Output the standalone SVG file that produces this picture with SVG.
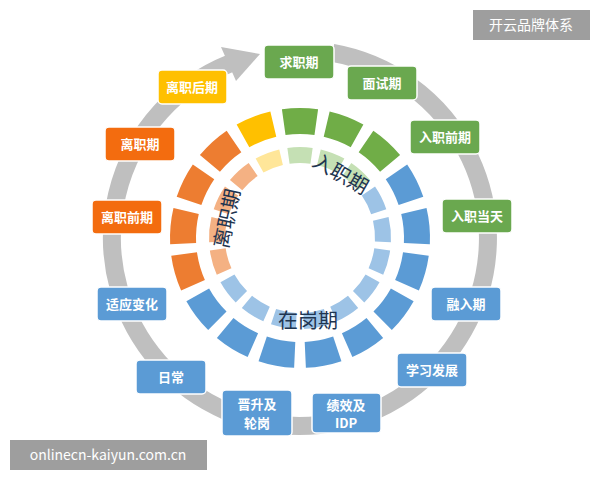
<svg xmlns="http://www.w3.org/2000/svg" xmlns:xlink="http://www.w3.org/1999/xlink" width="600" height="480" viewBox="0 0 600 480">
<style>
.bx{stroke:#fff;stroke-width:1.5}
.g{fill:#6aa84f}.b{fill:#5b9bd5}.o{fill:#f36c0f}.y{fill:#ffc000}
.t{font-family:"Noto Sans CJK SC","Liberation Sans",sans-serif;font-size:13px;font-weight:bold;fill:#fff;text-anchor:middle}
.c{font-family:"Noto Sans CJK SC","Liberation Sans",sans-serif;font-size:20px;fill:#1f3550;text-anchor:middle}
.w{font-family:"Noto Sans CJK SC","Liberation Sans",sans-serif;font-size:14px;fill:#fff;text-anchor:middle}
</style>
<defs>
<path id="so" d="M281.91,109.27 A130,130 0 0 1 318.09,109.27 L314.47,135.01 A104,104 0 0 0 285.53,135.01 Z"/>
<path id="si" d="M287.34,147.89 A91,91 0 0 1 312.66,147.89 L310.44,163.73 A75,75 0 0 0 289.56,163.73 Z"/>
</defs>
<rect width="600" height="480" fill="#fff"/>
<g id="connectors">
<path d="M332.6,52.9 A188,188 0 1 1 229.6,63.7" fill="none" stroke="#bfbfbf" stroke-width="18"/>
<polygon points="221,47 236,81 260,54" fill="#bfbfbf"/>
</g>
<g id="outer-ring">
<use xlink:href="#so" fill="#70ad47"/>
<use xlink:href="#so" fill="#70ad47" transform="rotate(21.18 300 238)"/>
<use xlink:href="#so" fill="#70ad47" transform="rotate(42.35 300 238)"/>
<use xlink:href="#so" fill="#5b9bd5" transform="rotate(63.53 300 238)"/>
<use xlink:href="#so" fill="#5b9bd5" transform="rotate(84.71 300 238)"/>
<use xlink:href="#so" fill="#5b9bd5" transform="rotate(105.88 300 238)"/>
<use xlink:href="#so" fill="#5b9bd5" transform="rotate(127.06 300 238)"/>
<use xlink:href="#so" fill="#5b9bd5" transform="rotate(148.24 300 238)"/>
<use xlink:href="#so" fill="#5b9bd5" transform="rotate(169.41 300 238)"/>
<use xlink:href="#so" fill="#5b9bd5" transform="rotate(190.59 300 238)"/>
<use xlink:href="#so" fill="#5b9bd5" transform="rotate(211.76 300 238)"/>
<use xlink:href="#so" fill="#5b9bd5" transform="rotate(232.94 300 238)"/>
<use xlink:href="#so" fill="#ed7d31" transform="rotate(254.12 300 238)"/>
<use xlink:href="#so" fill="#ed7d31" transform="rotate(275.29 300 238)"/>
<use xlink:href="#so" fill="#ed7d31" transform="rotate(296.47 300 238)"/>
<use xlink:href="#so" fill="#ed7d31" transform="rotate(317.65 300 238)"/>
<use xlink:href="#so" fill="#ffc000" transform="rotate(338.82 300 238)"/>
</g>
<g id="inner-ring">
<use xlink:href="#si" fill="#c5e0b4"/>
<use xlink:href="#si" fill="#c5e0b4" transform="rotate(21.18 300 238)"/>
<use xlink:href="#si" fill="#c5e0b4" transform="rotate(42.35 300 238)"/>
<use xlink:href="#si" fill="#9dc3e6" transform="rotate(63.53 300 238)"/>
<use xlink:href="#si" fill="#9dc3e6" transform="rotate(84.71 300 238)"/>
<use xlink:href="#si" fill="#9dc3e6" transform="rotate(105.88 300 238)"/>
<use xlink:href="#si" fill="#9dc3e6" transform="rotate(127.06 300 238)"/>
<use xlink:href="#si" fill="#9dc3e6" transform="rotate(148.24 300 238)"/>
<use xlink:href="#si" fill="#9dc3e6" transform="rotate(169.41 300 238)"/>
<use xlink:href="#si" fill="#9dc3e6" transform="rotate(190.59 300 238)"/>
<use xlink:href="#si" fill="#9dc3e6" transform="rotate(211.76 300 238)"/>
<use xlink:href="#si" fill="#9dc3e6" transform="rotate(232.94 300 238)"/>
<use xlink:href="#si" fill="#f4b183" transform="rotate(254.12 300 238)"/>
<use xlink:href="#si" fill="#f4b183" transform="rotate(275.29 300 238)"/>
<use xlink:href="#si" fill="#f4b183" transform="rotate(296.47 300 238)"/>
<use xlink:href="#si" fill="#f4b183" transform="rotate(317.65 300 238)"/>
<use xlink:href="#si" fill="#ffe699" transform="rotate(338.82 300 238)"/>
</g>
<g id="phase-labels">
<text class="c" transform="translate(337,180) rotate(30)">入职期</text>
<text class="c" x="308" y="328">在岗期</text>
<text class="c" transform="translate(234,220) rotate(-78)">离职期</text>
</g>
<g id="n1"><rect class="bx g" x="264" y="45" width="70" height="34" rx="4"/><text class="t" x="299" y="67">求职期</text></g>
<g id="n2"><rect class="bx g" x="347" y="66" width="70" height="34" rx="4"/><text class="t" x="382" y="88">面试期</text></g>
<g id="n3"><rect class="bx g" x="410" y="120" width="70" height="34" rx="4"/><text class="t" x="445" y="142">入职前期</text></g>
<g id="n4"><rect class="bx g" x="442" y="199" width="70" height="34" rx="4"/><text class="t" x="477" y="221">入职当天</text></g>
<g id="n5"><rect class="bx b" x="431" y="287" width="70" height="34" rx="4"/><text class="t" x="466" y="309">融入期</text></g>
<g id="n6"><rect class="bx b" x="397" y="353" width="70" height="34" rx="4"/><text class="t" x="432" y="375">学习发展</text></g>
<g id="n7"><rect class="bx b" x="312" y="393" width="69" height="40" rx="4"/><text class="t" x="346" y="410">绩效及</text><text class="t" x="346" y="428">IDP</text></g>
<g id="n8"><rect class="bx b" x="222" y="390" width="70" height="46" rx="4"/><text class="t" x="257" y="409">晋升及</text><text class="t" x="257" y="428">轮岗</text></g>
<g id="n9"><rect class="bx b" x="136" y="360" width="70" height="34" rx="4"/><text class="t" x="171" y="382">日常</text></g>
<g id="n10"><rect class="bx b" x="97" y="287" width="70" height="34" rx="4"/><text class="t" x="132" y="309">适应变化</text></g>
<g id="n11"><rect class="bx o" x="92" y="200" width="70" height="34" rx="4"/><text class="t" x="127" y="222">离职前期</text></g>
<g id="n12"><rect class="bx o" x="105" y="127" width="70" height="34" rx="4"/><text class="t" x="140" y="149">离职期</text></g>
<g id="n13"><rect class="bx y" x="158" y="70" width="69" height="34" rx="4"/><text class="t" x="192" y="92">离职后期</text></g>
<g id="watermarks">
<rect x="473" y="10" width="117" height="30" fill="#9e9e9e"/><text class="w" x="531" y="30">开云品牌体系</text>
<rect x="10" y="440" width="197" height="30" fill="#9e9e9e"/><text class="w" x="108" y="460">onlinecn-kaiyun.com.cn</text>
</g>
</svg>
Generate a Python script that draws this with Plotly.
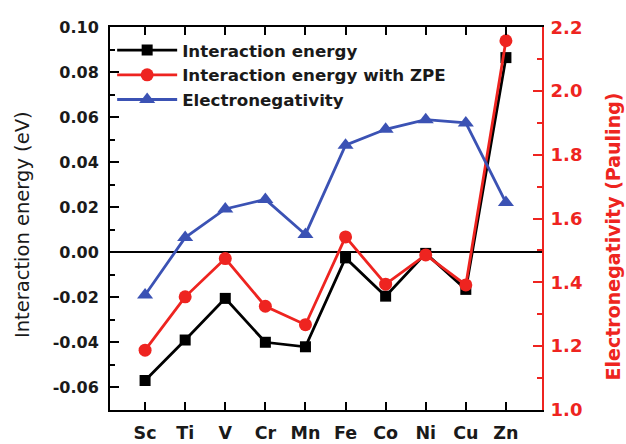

• [What the task requires]
Leave out the pictures and restate everything else word for word.

• [Output for this task]
Output the standalone SVG file that produces this picture with SVG.
<svg xmlns="http://www.w3.org/2000/svg" xmlns:xlink="http://www.w3.org/1999/xlink" width="600" height="480" viewBox="0 0 600 480">
<style>
.bx{stroke:#fff;stroke-width:1.5}
.g{fill:#6aa84f}.b{fill:#5b9bd5}.o{fill:#f36c0f}.y{fill:#ffc000}
.t{font-family:"Noto Sans CJK SC","Liberation Sans",sans-serif;font-size:13px;font-weight:bold;fill:#fff;text-anchor:middle}
.c{font-family:"Noto Sans CJK SC","Liberation Sans",sans-serif;font-size:20px;fill:#1f3550;text-anchor:middle}
.w{font-family:"Noto Sans CJK SC","Liberation Sans",sans-serif;font-size:14px;fill:#fff;text-anchor:middle}
</style>
<defs>
<path id="so" d="M281.91,109.27 A130,130 0 0 1 318.09,109.27 L314.47,135.01 A104,104 0 0 0 285.53,135.01 Z"/>
<path id="si" d="M287.34,147.89 A91,91 0 0 1 312.66,147.89 L310.44,163.73 A75,75 0 0 0 289.56,163.73 Z"/>
</defs>
<rect width="600" height="480" fill="#fff"/>
<g id="connectors">
<path d="M332.6,52.9 A188,188 0 1 1 229.6,63.7" fill="none" stroke="#bfbfbf" stroke-width="18"/>
<polygon points="221,47 236,81 260,54" fill="#bfbfbf"/>
</g>
<g id="outer-ring">
<use xlink:href="#so" fill="#70ad47"/>
<use xlink:href="#so" fill="#70ad47" transform="rotate(21.18 300 238)"/>
<use xlink:href="#so" fill="#70ad47" transform="rotate(42.35 300 238)"/>
<use xlink:href="#so" fill="#5b9bd5" transform="rotate(63.53 300 238)"/>
<use xlink:href="#so" fill="#5b9bd5" transform="rotate(84.71 300 238)"/>
<use xlink:href="#so" fill="#5b9bd5" transform="rotate(105.88 300 238)"/>
<use xlink:href="#so" fill="#5b9bd5" transform="rotate(127.06 300 238)"/>
<use xlink:href="#so" fill="#5b9bd5" transform="rotate(148.24 300 238)"/>
<use xlink:href="#so" fill="#5b9bd5" transform="rotate(169.41 300 238)"/>
<use xlink:href="#so" fill="#5b9bd5" transform="rotate(190.59 300 238)"/>
<use xlink:href="#so" fill="#5b9bd5" transform="rotate(211.76 300 238)"/>
<use xlink:href="#so" fill="#5b9bd5" transform="rotate(232.94 300 238)"/>
<use xlink:href="#so" fill="#ed7d31" transform="rotate(254.12 300 238)"/>
<use xlink:href="#so" fill="#ed7d31" transform="rotate(275.29 300 238)"/>
<use xlink:href="#so" fill="#ed7d31" transform="rotate(296.47 300 238)"/>
<use xlink:href="#so" fill="#ed7d31" transform="rotate(317.65 300 238)"/>
<use xlink:href="#so" fill="#ffc000" transform="rotate(338.82 300 238)"/>
</g>
<g id="inner-ring">
<use xlink:href="#si" fill="#c5e0b4"/>
<use xlink:href="#si" fill="#c5e0b4" transform="rotate(21.18 300 238)"/>
<use xlink:href="#si" fill="#c5e0b4" transform="rotate(42.35 300 238)"/>
<use xlink:href="#si" fill="#9dc3e6" transform="rotate(63.53 300 238)"/>
<use xlink:href="#si" fill="#9dc3e6" transform="rotate(84.71 300 238)"/>
<use xlink:href="#si" fill="#9dc3e6" transform="rotate(105.88 300 238)"/>
<use xlink:href="#si" fill="#9dc3e6" transform="rotate(127.06 300 238)"/>
<use xlink:href="#si" fill="#9dc3e6" transform="rotate(148.24 300 238)"/>
<use xlink:href="#si" fill="#9dc3e6" transform="rotate(169.41 300 238)"/>
<use xlink:href="#si" fill="#9dc3e6" transform="rotate(190.59 300 238)"/>
<use xlink:href="#si" fill="#9dc3e6" transform="rotate(211.76 300 238)"/>
<use xlink:href="#si" fill="#9dc3e6" transform="rotate(232.94 300 238)"/>
<use xlink:href="#si" fill="#f4b183" transform="rotate(254.12 300 238)"/>
<use xlink:href="#si" fill="#f4b183" transform="rotate(275.29 300 238)"/>
<use xlink:href="#si" fill="#f4b183" transform="rotate(296.47 300 238)"/>
<use xlink:href="#si" fill="#f4b183" transform="rotate(317.65 300 238)"/>
<use xlink:href="#si" fill="#ffe699" transform="rotate(338.82 300 238)"/>
</g>
<g id="phase-labels">
<text class="c" transform="translate(337,180) rotate(30)">入职期</text>
<text class="c" x="308" y="328">在岗期</text>
<text class="c" transform="translate(234,220) rotate(-78)">离职期</text>
</g>
<g id="n1"><rect class="bx g" x="264" y="45" width="70" height="34" rx="4"/><text class="t" x="299" y="67">求职期</text></g>
<g id="n2"><rect class="bx g" x="347" y="66" width="70" height="34" rx="4"/><text class="t" x="382" y="88">面试期</text></g>
<g id="n3"><rect class="bx g" x="410" y="120" width="70" height="34" rx="4"/><text class="t" x="445" y="142">入职前期</text></g>
<g id="n4"><rect class="bx g" x="442" y="199" width="70" height="34" rx="4"/><text class="t" x="477" y="221">入职当天</text></g>
<g id="n5"><rect class="bx b" x="431" y="287" width="70" height="34" rx="4"/><text class="t" x="466" y="309">融入期</text></g>
<g id="n6"><rect class="bx b" x="397" y="353" width="70" height="34" rx="4"/><text class="t" x="432" y="375">学习发展</text></g>
<g id="n7"><rect class="bx b" x="312" y="393" width="69" height="40" rx="4"/><text class="t" x="346" y="410">绩效及</text><text class="t" x="346" y="428">IDP</text></g>
<g id="n8"><rect class="bx b" x="222" y="390" width="70" height="46" rx="4"/><text class="t" x="257" y="409">晋升及</text><text class="t" x="257" y="428">轮岗</text></g>
<g id="n9"><rect class="bx b" x="136" y="360" width="70" height="34" rx="4"/><text class="t" x="171" y="382">日常</text></g>
<g id="n10"><rect class="bx b" x="97" y="287" width="70" height="34" rx="4"/><text class="t" x="132" y="309">适应变化</text></g>
<g id="n11"><rect class="bx o" x="92" y="200" width="70" height="34" rx="4"/><text class="t" x="127" y="222">离职前期</text></g>
<g id="n12"><rect class="bx o" x="105" y="127" width="70" height="34" rx="4"/><text class="t" x="140" y="149">离职期</text></g>
<g id="n13"><rect class="bx y" x="158" y="70" width="69" height="34" rx="4"/><text class="t" x="192" y="92">离职后期</text></g>
<g id="watermarks">
<rect x="473" y="10" width="117" height="30" fill="#9e9e9e"/><text class="w" x="531" y="30">开云品牌体系</text>
<rect x="10" y="440" width="197" height="30" fill="#9e9e9e"/><text class="w" x="108" y="460">onlinecn-kaiyun.com.cn</text>
</g>
</svg>
Generate a Python script that draws this with Plotly.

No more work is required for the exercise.